Why a putsch is not a revolution.

Some definitional clarification is in order when viewing events in Egypt. A coup is the overthrow of a regime by the military. A putsch is the involuntary removal of government leaders within an extant regime. Neither is a revolution, even if occurring within the context of mass protest. Thus what has occurred (so far) in Egypt is neither revolutionary or a coup. It is a putsch carried out within a context of social unrest and mass mobilisation. It is a forced internal reconfiguration of the military-dominated regime that has been in power one way or another for over thirty years, and it has been carried out precisely to maintain the regime in the face of popular protests that centred on Hosni Mubarak but which do not challenge the military’s primacy in Egyptian politics.

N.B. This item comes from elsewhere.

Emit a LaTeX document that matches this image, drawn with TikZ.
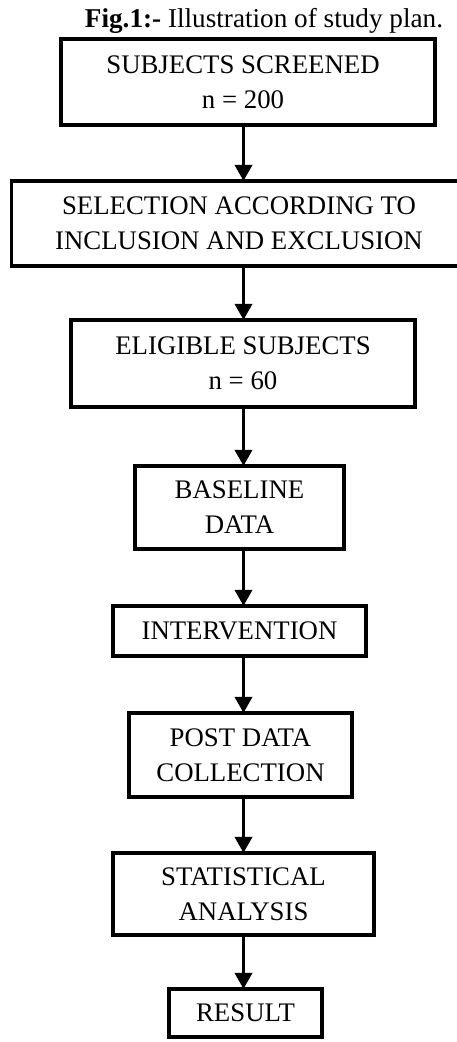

The removal of an individual in a military putsch is NOT a democratic revolution, even if the masses rejoice. It is an internal transfer of power that may or may not lead to regime liberalization, which itself does not imply a genuine move towards democracy. It will be interesting to see if internal reconfiguration of the Egyptian regime leads to significant reform over the long term. Foreign pressure will not play a decisive role in the military calculations on whether to reform, retrench or repress. That will be a function of inter-elite bargaining and the organisational strength and practical demands of the opposition. But one thing is sure: due to issues of corporate self-interest and professional autonomy, the Egyptian military has no interest in exercising long-term control over the governmental apparatus. Instead, its interest lies in overseeing the conditions leading to the September 2011 elections, with the primary objective being maintenance of social stability, resumed economic growth and geopolitical continuity no matter who wins the presidency and parliamentary majority.

That is the bottom line of the Egyptian “transition.”